How to calculate and accurately position increases and decreases

A top tip for stitch and row breakdowns for use on:

  • underarm seams
  • V-necks
  • raglans
  • darts
  • button hole placement
  • skirt flares
  • bias knitting
  • gathered sleeves
  • circular yokes

If you need to increase (or decrease) a specific number of stitches within a specific number of rows there is a reliable way to calculate this.

The spacing of the increases (ie the number of rows between the increases) is just as important as the number of increases. The last increase should not be right at the end of the required rows as you need to allow for any further shaping. For example your next step could be to cast off for the underarm of a sleeve. You need to consider both the bands of rows between the increases as well as the row which has the increases.

Try this example

Number of rows available to make all increases 90
Number of stitches to begin 70
Number of stitches required at end100
Total number of extra stitches required 30
Number of paired increases (1 at each end of the row) 15
But to allow for straight rows after the final increase is made + 1 to the total number of pairs 16

Work through the calculation

Use the figures and formula above and work through the calculation, looking carefully at the arrows to see how the parts of the formula are related.

  • You take the number of rows available (90) and divide them by the total of paired increases, 15 plus 1 (16 )
  • 16 goes into 90, 5 times plus a decimal point but round this up and show it as (+1) - you can't have parts of rows! (So 16 times 5 equals 80)
  • 90 - 80 leaves 10; now subtract 10 from the numbers of paired increases plus 1 which gives 6

These results are read as follows:-

  • Increase every 5 rows 6 times (which gives you 12 stitches and 30 rows)
  • Increase every 6 rows 9 times for a total of 15 paired increases plus 1 more band of rows (which gives you 18 stitches and 54 rows plus extra 6 rows)

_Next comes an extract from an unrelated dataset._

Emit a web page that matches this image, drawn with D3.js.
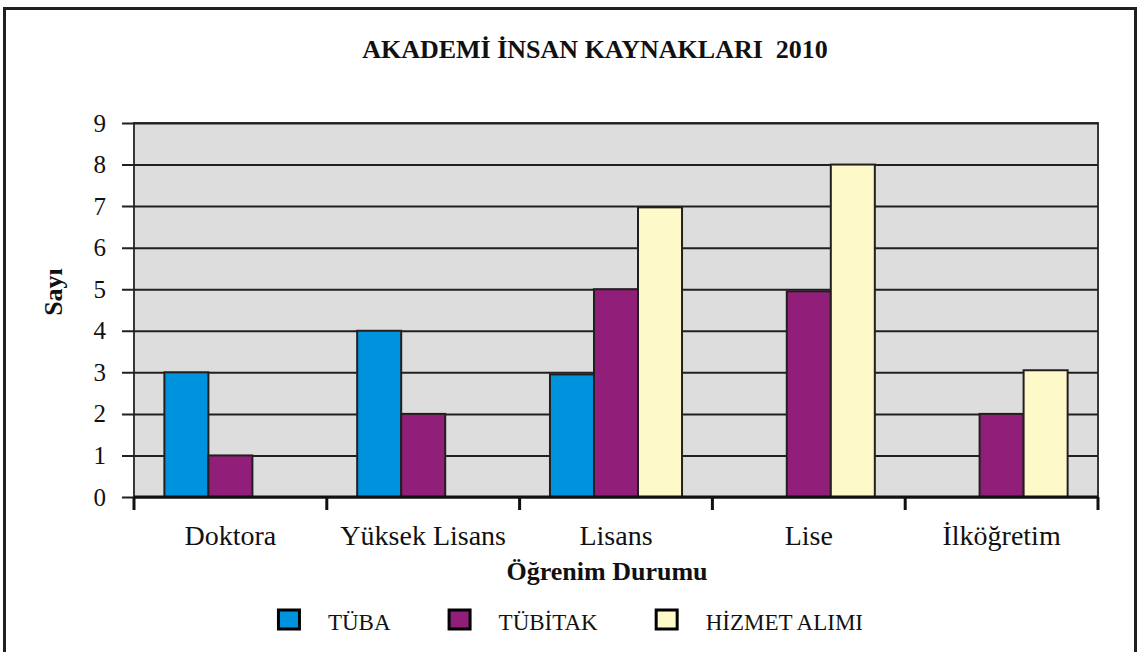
<!DOCTYPE html>
<html>
<head>
<meta charset="utf-8">
<script src="https://cdn.jsdelivr.net/npm/d3@7"></script>
<style>
  body { margin: 0; background: #ffffff; }
  svg text { font-family: "Liberation Serif", "Times New Roman", serif; fill: #111; }
</style>
</head>
<body>
<svg id="chart" width="1137" height="652"></svg>
<script>
// dati
var categories = ["Doktora", "Yüksek Lisans", "Lisans", "Lise", "İlköğretim"];
var seriesNames = ["TÜBA", "TÜBİTAK", "HİZMET ALIMI"];
var tubaValues = [3, 4, 2.95, null, null];
var tubitakValues = [1, 2, 5, 4.95, 2];
var hizmetValues = [null, null, 6.97, 8, 3.05];
var yTicks = [0, 1, 2, 3, 4, 5, 6, 7, 8, 9];
var colors = ["#0093dd", "#911e78", "#fdf9c8"];

var chartTitle = "AKADEMİ İNSAN KAYNAKLARI  2010";
var xTitle = "Öğrenim Durumu";
var yTitle = "Sayı";

var allValues = [tubaValues, tubitakValues, hizmetValues];

var svg = d3.select("#chart"),
    marginLeft = 134,
    plotRight = 1098,
    marginTop = 123,
    plotBottom = 497,
    width = plotRight - marginLeft,
    height = plotBottom - marginTop;

// cornice esterna
svg.append("rect")
    .attr("x", 4.5)
    .attr("y", 8.5)
    .attr("width", 1131)
    .attr("height", 660)
    .style("fill", "#fff")
    .style("stroke", "#231f20")
    .style("stroke-width", 3);

var xScale = d3.scaleBand()
    .domain(categories)
    .range([0, width])
    .padding(0);

var xInner = d3.scaleBand()
    .domain(seriesNames)
    .range([0, xScale.bandwidth()])
    .paddingInner(0)
    .paddingOuter(0.69);

var yScale = d3.scaleLinear()
    .domain([0, 9])
    .range([height, 0]);

var g = svg.append("g")
    .attr("transform", "translate(" + marginLeft + "," + marginTop + ")");

// sfondo grigio
g.append("rect")
    .attr("width", width)
    .attr("height", height)
    .style("fill", "#dddddd")
    .style("stroke", "#3a3636")
    .style("stroke-width", 2);

// asse y con griglia
var yAxis = g.append("g")
    .call(d3.axisLeft(yScale).tickValues(yTicks).tickSize(12).tickPadding(16));
yAxis.select(".domain").remove();
yAxis.selectAll(".tick line")
    .attr("x1", width)
    .style("stroke", "#231f20")
    .style("stroke-width", 2);
yAxis.selectAll(".tick text")
    .style("font-size", "25px")
    .style("font-family", "Liberation Serif");

// barre
var groups = g.selectAll(".cat")
    .data(categories)
    .enter()
    .append("g")
    .attr("class", "cat")
    .attr("transform", function(d) { return "translate(" + xScale(d) + ",0)"; });

groups.selectAll("rect")
    .data(function(d, i) {
        return seriesNames.map(function(s, j) { return {series: s, idx: j, value: allValues[j][i]}; })
            .filter(function(b) { return b.value != null; });
    })
    .enter()
    .append("rect")
    .attr("x", function(d) { return xInner(d.series); })
    .attr("y", function(d) { return yScale(d.value); })
    .attr("width", xInner.bandwidth())
    .attr("height", function(d) { return height - yScale(d.value); })
    .style("fill", function(d) { return colors[d.idx]; })
    .style("stroke", "#231f20")
    .style("stroke-width", 2);

// asse x
var xTickPos = categories.map(function(c) { return xScale(c); }).concat([width]);
var xAxis = g.append("g")
    .attr("transform", "translate(0," + height + ")");
xAxis.append("line")
    .attr("x1", 0)
    .attr("x2", width)
    .style("stroke", "#111")
    .style("stroke-width", 3);
xAxis.selectAll(".xtick")
    .data(xTickPos)
    .enter()
    .append("line")
    .attr("class", "xtick")
    .attr("x1", function(d) { return d; })
    .attr("x2", function(d) { return d; })
    .attr("y1", 0)
    .attr("y2", 13)
    .style("stroke", "#111")
    .style("stroke-width", 3);
xAxis.selectAll(".xlabel")
    .data(categories)
    .enter()
    .append("text")
    .attr("class", "xlabel")
    .attr("x", function(d) { return xScale(d) + xScale.bandwidth() / 2; })
    .attr("y", 48)
    .attr("text-anchor", "middle")
    .style("font-size", "28px")
    .text(function(d) { return d; });

// titoli
svg.append("text")
    .attr("x", 595)
    .attr("y", 58)
    .attr("text-anchor", "middle")
    .style("font-size", "26px")
    .style("font-weight", "bold")
    .style("white-space", "pre")
    .text(chartTitle);

svg.append("text")
    .attr("x", 607)
    .attr("y", 580)
    .attr("text-anchor", "middle")
    .style("font-size", "26px")
    .style("font-weight", "bold")
    .text(xTitle);

svg.append("text")
    .attr("transform", "translate(62,292)rotate(-90)")
    .attr("text-anchor", "middle")
    .style("font-size", "26px")
    .style("font-weight", "bold")
    .text(yTitle);

// legenda
var legend = svg.append("g");
var lx = 0;
seriesNames.forEach(function(s, i) {
    var item = legend.append("g").attr("transform", "translate(" + lx + ",0)");
    item.append("rect")
        .attr("x", 1.5)
        .attr("y", 610)
        .attr("width", 21)
        .attr("height", 19)
        .style("fill", colors[i])
        .style("stroke", "#000")
        .style("stroke-width", 3);
    var t = item.append("text")
        .attr("x", 51)
        .attr("y", 630)
        .style("font-size", "23px")
        .text(s);
    lx += 51 + t.node().getComputedTextLength() + 57;
});
var legendWidth = lx - 57;
legend.attr("transform", "translate(" + (570 - legendWidth / 2) + ",0)");
</script>
</body>
</html>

The method described above was included in Japanese diagrammatic patterns for machine knitting and gained prominence in the 1970s but the equation itself was derived by the ancient Greek mathematician, Diophantos. This method of calculation was called the Magic Formula by an American machine knitting authority because it proved so useful to British and American machine knitters at the time. It is also known as the line sum formula.